The district is classified by the New Jersey Department of Education as being in District Factor Group "FG", the fourth-highest of eight groupings. District Factor Groups organize districts statewide to allow comparison by common socioeconomic characteristics of the local districts. From lowest socioeconomic status to highest, the categories are A, B, CD, DE, FG, GH, I and J.

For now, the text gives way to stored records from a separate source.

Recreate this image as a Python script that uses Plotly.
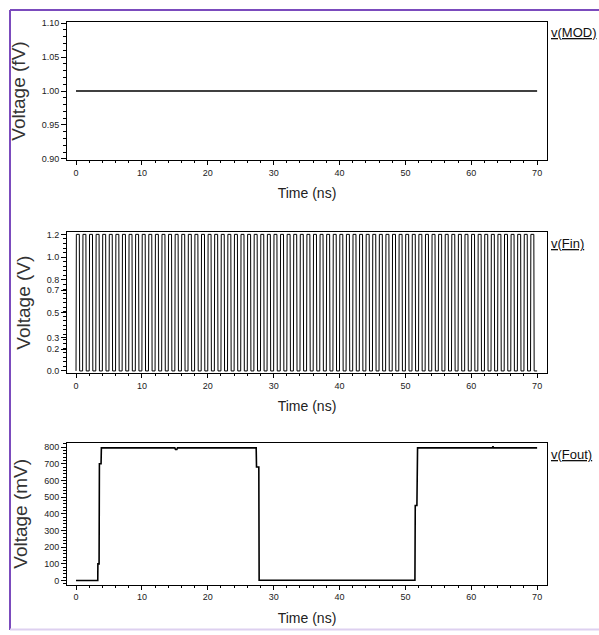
import plotly.graph_objects as go

# ---------------- data ----------------
mod_t = [0, 70]
mod_v = [1.0, 1.0]

# Fin: clock edges (rise times in ns), high time ~0.5 ns
fin_rise_ns = [0, 1, 2, 3, 4, 5, 6, 7, 8, 9, 10, 11, 12, 13, 14, 15, 16, 17, 18, 19,
               20, 21, 22, 23, 24, 25, 26, 27, 28, 29, 30, 31, 32, 33, 34, 35, 36, 37, 38, 39,
               40, 41, 42, 43, 44, 45, 46, 47, 48, 49, 50, 51, 52, 53, 54, 55, 56, 57, 58, 59,
               60, 61, 62, 63, 64, 65, 66, 67, 68, 69]
fin_high_ns = 0.5
fin_edge_ns = 0.05
fin_hi = 1.2
fin_lo = 0.0
fin_end = 70

fout_t = [0, 3.3, 3.32, 3.5, 3.55, 3.8, 3.85, 15.0, 15.1, 15.3, 15.4, 27.35, 27.4,
          27.75, 27.8, 51.45, 51.5, 51.75, 51.85, 63.2, 63.3, 63.4, 70]
fout_v = [0, 0, 100, 100, 700, 700, 795, 795, 785, 785, 795, 795, 680,
          680, 2, 2, 450, 450, 795, 795, 805, 795, 795]

fin_yticks = [0.0, 0.19, 0.29, 0.51, 0.71, 0.8, 1.0, 1.2]
fin_ytext = ["0.0", "0.2", "0.3", "0.5", "0.7", "0.8", "1.0", "1.2"]

labels = ["v(MOD)", "v(Fin)", "v(Fout)"]
ytitles = ["Voltage (fV)", "Voltage (V)", "Voltage (mV)"]

# build Fin waveform from the edge list
fin_t, fin_v = [], []
for r in fin_rise_ns:
    fin_t += [r, r + fin_edge_ns, r + fin_high_ns, r + fin_high_ns + fin_edge_ns]
    fin_v += [fin_lo, fin_hi, fin_hi, fin_lo]
fin_t.append(fin_end)
fin_v.append(fin_lo)

# ---------------- figure ----------------
W, H = 599, 635
def fy(px):
    return 1 - px / H

xdom = [67 / W, 547 / W]
ydoms = [[fy(159), fy(19)], [fy(374), fy(232)], [fy(588), fy(445)]]
yranges = [[0.898, 1.102], [-0.017, 1.217], [-23.7, 823.7]]

fig = go.Figure()
fig.add_trace(go.Scatter(x=mod_t, y=mod_v, mode="lines", line=dict(color="black", width=1.6),
                         xaxis="x", yaxis="y", showlegend=False))
fig.add_trace(go.Scatter(x=fin_t, y=fin_v, mode="lines", line=dict(color="black", width=1),
                         xaxis="x2", yaxis="y2", showlegend=False))
fig.add_trace(go.Scatter(x=fout_t, y=fout_v, mode="lines", line=dict(color="black", width=1.6),
                         xaxis="x3", yaxis="y3", showlegend=False))

tickfont = dict(family="Arial", size=9, color="#222")
layout = dict(width=W, height=H, margin=dict(l=0, r=0, t=0, b=0),
              paper_bgcolor="white", plot_bgcolor="white", showlegend=False)

for i in range(3):
    xs = "xaxis" if i == 0 else f"xaxis{i+1}"
    ys = "yaxis" if i == 0 else f"yaxis{i+1}"
    yid = "y" if i == 0 else f"y{i+1}"
    xid = "x" if i == 0 else f"x{i+1}"
    layout[xs] = dict(domain=xdom, anchor=yid, range=[-1.37, 71.5], showgrid=False, zeroline=False,
                      showline=True, linecolor="black", linewidth=1, mirror=True,
                      ticks="outside", ticklen=4, tickcolor="black", tickvals=[0, 10, 20, 30, 40, 50, 60, 70],
                      tickfont=tickfont,
                      minor=dict(ticks="outside", ticklen=2, dtick=2, tick0=0, tickcolor="black"),
                      title=dict(text="Time (ns)", font=dict(family="Arial", size=14, color="#222"), standoff=11))
    ydict = dict(domain=ydoms[i], anchor=xid, range=yranges[i], showgrid=False, zeroline=False,
                 showline=True, linecolor="black", linewidth=1, mirror=True,
                 ticks="outside", ticklen=5, tickcolor="black", tickfont=tickfont,
                 title=dict(text=ytitles[i], font=dict(family="Arial", size=19, color="#333"), standoff=11))
    if i == 0:
        ydict.update(tickvals=[0.90, 0.95, 1.00, 1.05, 1.10], ticktext=["0.90", "0.95", "1.00", "1.05", "1.10"],
                     minor=dict(ticks="outside", ticklen=3, dtick=0.01, tick0=0.9, tickcolor="black"))
    elif i == 1:
        ydict.update(tickvals=fin_yticks, ticktext=fin_ytext,
                     minor=dict(ticks="outside", ticklen=3, dtick=0.04, tick0=0, tickcolor="black"))
    else:
        ydict.update(tickvals=[0, 100, 200, 300, 400, 500, 600, 700, 800],
                     minor=dict(ticks="outside", ticklen=3, dtick=20, tick0=0, tickcolor="black"))
    layout[ys] = ydict

fig.update_layout(**layout)

# series labels at right
label_y = [fy(30), fy(243), fy(457)]
for lab, yy in zip(labels, label_y):
    fig.add_annotation(text=f"<u>{lab}</u>", xref="paper", yref="paper", x=549 / W, y=yy,
                       xanchor="left", yanchor="middle", showarrow=False,
                       font=dict(family="Arial", size=13, color="#111"))

# purple frame
fig.add_shape(type="line", xref="paper", yref="paper", x0=10 / W, x1=1, y0=fy(7), y1=fy(7),
              line=dict(color="#7b4bbd", width=2))
fig.add_shape(type="line", xref="paper", yref="paper", x0=10 / W, x1=10 / W, y0=fy(7), y1=fy(634),
              line=dict(color="#7b4bbd", width=2))
fig.add_shape(type="line", xref="paper", yref="paper", x0=10 / W, x1=1, y0=fy(633.5), y1=fy(633.5),
              line=dict(color="#ddd0f0", width=2))

fig.write_html("out.html", config={"displayModeBar": False},
               post_script="document.body.style.margin='0';document.body.style.padding='0';"
                           "document.body.style.overflow='hidden';"
                           "document.documentElement.style.overflow='hidden';")
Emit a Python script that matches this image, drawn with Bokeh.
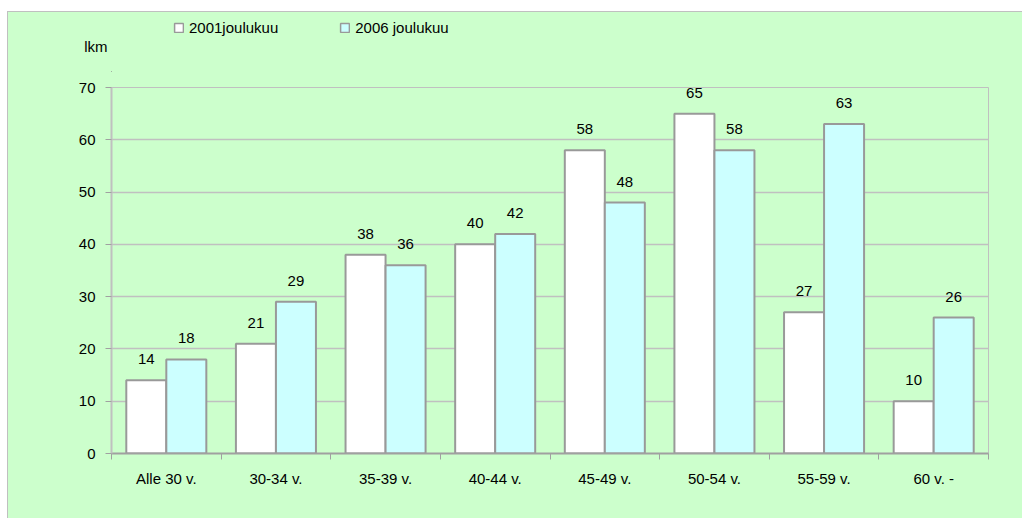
from bokeh.plotting import figure
from bokeh.models import (ColumnDataSource, FixedTicker, LabelSet, Legend,
                          LegendItem, Range1d)
from bokeh.layouts import column
from bokeh.core.properties import value
from bokeh.embed import file_html
from bokeh.resources import INLINE

categories = ["Alle 30 v.", "30-34 v.", "35-39 v.", "40-44 v.", "45-49 v.",
              "50-54 v.", "55-59 v.", "60 v. -"]
values_2001 = [14, 21, 38, 40, 58, 65, 27, 10]
values_2006 = [18, 29, 36, 42, 48, 58, 63, 26]
series_names = ["2001joulukuu", "2006 joulukuu"]
y_ticks = [0, 10, 20, 30, 40, 50, 60, 70]
y_axis_title = "lkm"

GREEN = "#CCFFCC"
CYAN = "#CCFFFF"
EDGE = "#999999"
FONT = "Liberation Sans"
FILLS = ["white", CYAN]

n = len(categories)
centers = [i + 0.5 for i in range(n)]
bw = 0.365
x1 = [c - bw / 2 for c in centers]
x2 = [c + bw / 2 for c in centers]

src1 = ColumnDataSource(dict(x=x1, top=values_2001, lab=[str(v) for v in values_2001]))
src2 = ColumnDataSource(dict(x=x2, top=values_2006, lab=[str(v) for v in values_2006]))

# ---------- header (legend + y-axis title) ----------
HEAD_H = 72
HEAD_TOP = 20
head = figure(width=1022, height=HEAD_H, output_backend="svg", toolbar_location=None,
              x_axis_location=None, y_axis_location="left",
              x_range=Range1d(1000, 1100), y_range=Range1d(1000, 1001),
              min_border_left=111, min_border_right=34,
              min_border_top=HEAD_TOP, min_border_bottom=0)
head.grid.visible = False
head.outline_line_color = None
head.border_fill_color = None
head.background_fill_color = None
head.yaxis.ticker = FixedTicker(ticks=[])
head.yaxis.axis_line_color = None
head.yaxis.major_tick_line_color = None
head.yaxis.minor_tick_line_color = None
head.yaxis.major_tick_out = 0
head.yaxis.minor_tick_out = 0
head.yaxis.major_label_standoff = 0
head.yaxis.axis_label = y_axis_title
head.yaxis.axis_label_orientation = "horizontal"
head.yaxis.axis_label_standoff = 4
head.yaxis.axis_label_text_font = FONT
head.yaxis.axis_label_text_font_size = "15px"
head.yaxis.axis_label_text_font_style = "normal"
head.yaxis.axis_label_text_color = "black"

# legend swatches reuse the series sources (their bars fall outside this header's ranges)
leg_items = []
for name, fc, s in zip(series_names, FILLS, (src1, src2)):
    rr = head.vbar(x="x", top="top", width=bw, source=s, fill_color=fc,
                   line_color=EDGE, line_width=1.5)
    leg_items.append(LegendItem(label=name, renderers=[rr]))

leg = Legend(items=leg_items, location=(62, HEAD_H - 35.5), orientation="horizontal",
             background_fill_alpha=0, border_line_color=None,
             padding=0, margin=0, spacing=61, glyph_width=11, glyph_height=11,
             label_height=14, label_standoff=5, label_text_color="black",
             label_text_font=FONT, label_text_font_size="15px")
head.add_layout(leg)

# ---------- main chart ----------
p = figure(width=1022, height=518 - HEAD_H, output_backend="svg", toolbar_location=None,
           x_range=(0, n), y_range=(0, 70),
           min_border_left=111, min_border_top=87 - HEAD_H, min_border_right=34,
           min_border_bottom=65)
p.border_fill_color = None
p.background_fill_color = None
p.outline_line_color = "#c0c0c0"
p.outline_line_width = 1

p.vbar(x="x", top="top", width=bw, bottom=0, source=src1,
       fill_color=FILLS[0], line_color=EDGE, line_width=2)
p.vbar(x="x", top="top", width=bw, bottom=0, source=src2,
       fill_color=FILLS[1], line_color=EDGE, line_width=2)

for s in (src1, src2):
    p.add_layout(LabelSet(x="x", y="top", text="lab", source=s, y_offset=16,
                          text_align="center", text_baseline="bottom",
                          text_font=value(FONT), text_font_size="15px",
                          text_color="black"))

p.xgrid.grid_line_color = None
p.ygrid.grid_line_color = "#c0c0c0"
p.ygrid.grid_line_width = 1.5
p.ygrid.ticker = FixedTicker(ticks=y_ticks)

p.yaxis.ticker = FixedTicker(ticks=y_ticks)
p.yaxis.axis_line_color = "#c0c0c0"
p.yaxis.axis_line_width = 2
p.yaxis.major_tick_line_color = "#a0a0a0"
p.yaxis.major_tick_out = 6
p.yaxis.major_tick_in = 0
p.yaxis.minor_tick_line_color = None
p.yaxis.major_label_standoff = 10
p.yaxis.major_label_text_font = FONT
p.yaxis.major_label_text_font_size = "15px"
p.yaxis.major_label_text_color = "black"

p.xaxis.ticker = FixedTicker(ticks=centers, minor_ticks=list(range(n + 1)))
p.xaxis.major_label_overrides = {c: cat for c, cat in zip(centers, categories)}
p.xaxis.major_tick_line_color = None
p.xaxis.major_tick_out = 0
p.xaxis.major_tick_in = 0
p.xaxis.minor_tick_line_color = "#a0a0a0"
p.xaxis.minor_tick_out = 6
p.xaxis.minor_tick_in = 0
p.xaxis.axis_line_color = "#a0a0a0"
p.xaxis.axis_line_width = 2
p.xaxis.major_label_standoff = 10
p.xaxis.major_label_text_font = FONT
p.xaxis.major_label_text_font_size = "15px"
p.xaxis.major_label_text_color = "black"

layout = column(head, p, spacing=0)
layout.styles = {
    "background-color": "white",
    "background-image": "linear-gradient(#CCFFCC,#CCFFCC), linear-gradient(#c0c0c0,#c0c0c0)",
    "background-position": "8px 12px, 7px 11px",
    "background-size": "1014px 506px, 1015px 507px",
    "background-repeat": "no-repeat",
}

open("out.html", "w").write(file_html(layout, INLINE))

The Matawan-Aberdeen Regional School District Central Offices are located at 1 Crest Way, in Aberdeen.

==History==
In 2015, New Jersey Superior Court judge David F. Bauman dismissed a case filed against the district filed by a student of the district and by the American Humanist Association that argued that a discriminatory climate was created by the inclusion of the phrase "under God" in the Pledge of Allegiance recited by students, making non-believers "second-class citizens" by elevating religious belief. He noted; "As a matter of historical tradition, the words 'under God' can no more be expunged from the national consciousness than the words 'In God We Trust' from every coin in the land, than the words 'so help me God' from every presidential oath since 1789, or than the prayer that has opened every congressional session of legislative business since 1787."

== Schools ==
Schools in the district (with 2022–23 enrollment data from the National Center for Education Statistics) are:
- Preschool
- Cambridge Park Elementary School with 266 students in grades PreK–K
  - Kelly Bera, principal
- Elementary schools
- Cliffwood Elementary School with 369 students in grades PreK–3
  - Christine Cherence, principal
- Ravine Drive Elementary School with 399 students in grades PreK–3
  - Sean D. Cronin, principal
- Strathmore Elementary School with 461 students in grades PreK–3
  - Joseph Jerabek, principal
- Lloyd Road Elementary School with 528 students in grades 4–5
  - John Bombardier, principal

- Middle school
- Matawan Aberdeen Middle School with 795 students in grades 6–8
  - Mark Van Horn, principal
- High school
- Matawan Regional High School with 1,154 students in grades 9-12
  - Michael C. Wells, principal

==Administration==
Core members of the district's administration are:
- Nelyda Perez, superintendent of schools
- Lindsey Case, business administrator and board secretary

==Board of education==
The district's board of education, comprised of nine members, sets policy and oversees the fiscal and educational operation of the district through its administration. As a Type II school district, the board's trustees are elected directly by voters to serve three-year terms of office on a staggered basis, with three seats up for election each year held (since 2012) as part of the November general election. The board appoints a superintendent to oversee the district's day-to-day operations and a business administrator to supervise the business functions of the district. Seats on the district's board of education are allocated based on the population of the constituent municipalities, with six assigned to Aberdeen Township and three to Matawan.